REVIEW: Portal: No Escape [2011]

Score: 7/10 | ★ ★ ★


Rating: NR | Runtime: 7 minutes | Release Date: August 23rd, 2011 (USA)
Director(s): Dan Trachtenberg

But where’s the cake? Oh, right. It’s a lie …

Yeah. That’s the extent of what I know about Valve Corporation’s popular game Portal. I’ve seen my girlfriend play it a couple times and know the whole concept of setting up portals to help advance through the game, but I’m clueless to the storyline. So the question became whether or not someone without such knowledge like myself could enjoy Dan Trachtenberg‘s fan film Portal: No Escape. While I’m pretty certain players will find it much deeper as far as mythology is concerned, I can’t deny that it wasn’t still an effective experience for me just the same. And if nothing else it has me very excited to see what Trachtenberg has done on his feature length debut 10 Cloverfield Lane.

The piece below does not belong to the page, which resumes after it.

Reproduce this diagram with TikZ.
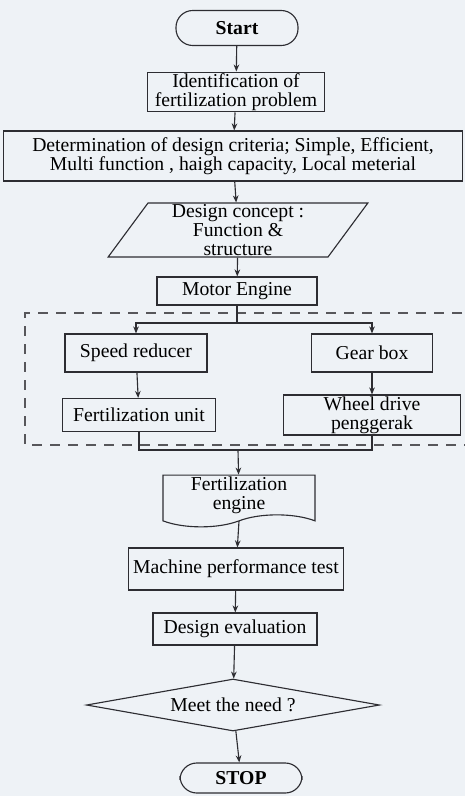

What I really enjoy about the short is that Trachtenberg keeps everything very sparse. There’s no dialogue, no exposition, and no convoluted plot inklings besides the fact that Chell (Danielle Rayne) wants out of the cell she has no as to clue why she’s even in it. That’s it: survive. So she works out to keep in shape and studies her prison for anything to serve as a way out. How she interprets a series of hash marks on a stone block to be a key to opening a window box holding an Aperture portal-making gun I have absolutely no clue. But you go with it because you know that gun is going to supply her the means of ratcheting up the action.

The ensuing chase thrills with green and blue voids assisting her movement up and out. We accept her ease at understanding their power as well as her own propensity for kicking butt and simply sit back to enjoy the ride. The spectacular special effects make this an easy sell as the portals crackle with flaming light around their edges and her gun glows bright. Just watch the behind the scenes video and marvel at how so many producers and so much money became involved in a fan film. Valve’s game is a phenomenon, though, so surely there are rich players who loved the script—especially its pessimistic end. I’m glad they did because Trachtenberg appears a legit talent. We’ll soon find out.